On ne peut pas séparer la Croix de la Résurrection, jusqu'à la fin des temps la Croix est présente, seul Jésus est ressuscité (Pâques ne doit pas occulter le Vendredi Saint qui nous accompagne). La Résurrection est déjà sur la Croix. "L'heure est venue où le fils de l'homme doit être glorifié" (Jn 12, 23) : la glorification (la vie en Dieu) est déjà à l'œuvre sur la Croix, et "moi, élevé de terre [sur la Croix] j'attirerai à moi tous les hommes" (Jn 12, 32). La mort du Christ nous révèle Dieu.

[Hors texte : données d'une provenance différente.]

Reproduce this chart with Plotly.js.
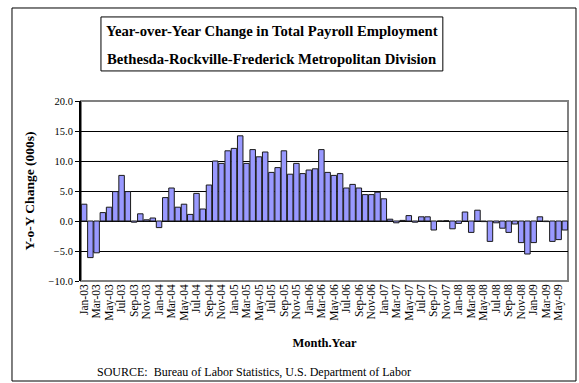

La Résurrection qui annonce l'avenir de Dieu avec les hommes illumine la Croix. Celle-ci est conséquence de la prise en compte des hommes par l'amour de Dieu. Dans sa mort, le Christ a détruit le mal des hommes et inauguré une création nouvelle, voilà l'œuvre de Dieu, qui est donc totalement présent au Golgotha. Dans la Passion, le Fils descend jusqu'au fond de la douleur humaine pour nous prendre tous avec lui et nous amener au Père. Dieu est présent dans la Passion, il souffre dans le Fils. Sur la Croix se trouve le Corps du Fils, Corps dont nous sommes membres depuis la cène de la veille. Dieu se révèle comme le même dans l'événement de la Croix et de la Résurrection. Au sortir de la nuit de sa mort sur la Croix, Il se révèle comme le Dieu de la nouvelle promesse, le Dieu qui vient. La Croix n'est plus un instrument de torture, mais une révélation de Dieu-avec-nous.

 

La Croix déclenche une ouverture sur le devenir du monde, ouverture à l'avenir de Dieu et l'anéantissement de la mort, elle est ainsi en contradiction avec le monde. La Croix est le signe de la mort de Dieu dans un monde qui l'a évacué. Elle est signe de contradiction entre notre foi et le monde dans lequel nous vivons. Notre histoire se déroule sous le signe de l'espérance confortée par notre foi en la Résurrection. A nous de nous mettre en marche pour découvrir la révélation qui nous est faite. Le "suivre Jésus" nous engage, il est la condition pour que l'Esprit nous ouvre à la connaissance du Crucifié ressuscité.

 

La Résurrection n'est pas ainsi l'annonce d'un miracle inouï de réanimation d'un corps mort. Elle est bien au-delà de cela. La Résurrection est l'annonce de la fidélité de Dieu à ses promesses, de l'ouverture des temps nouveaux qui donnent sens à l'histoire ancienne et à notre vie actuelle. Début des temps nouveaux dans lesquels le Christ a pour mission de nous rassembler, et où il nous associe à cette mission. La Résurrection est annonce de la victoire sur l'anéantissement, la négation de la négation de Dieu, avec la fin de la Loi et l'ouverture au monde entier. La communauté apostolique a vécu cet éblouissement qui l'a transformée et va la projeter sur les routes pour en témoigner au prix de la vie de ses membres, de notre vie, si nous le voulons.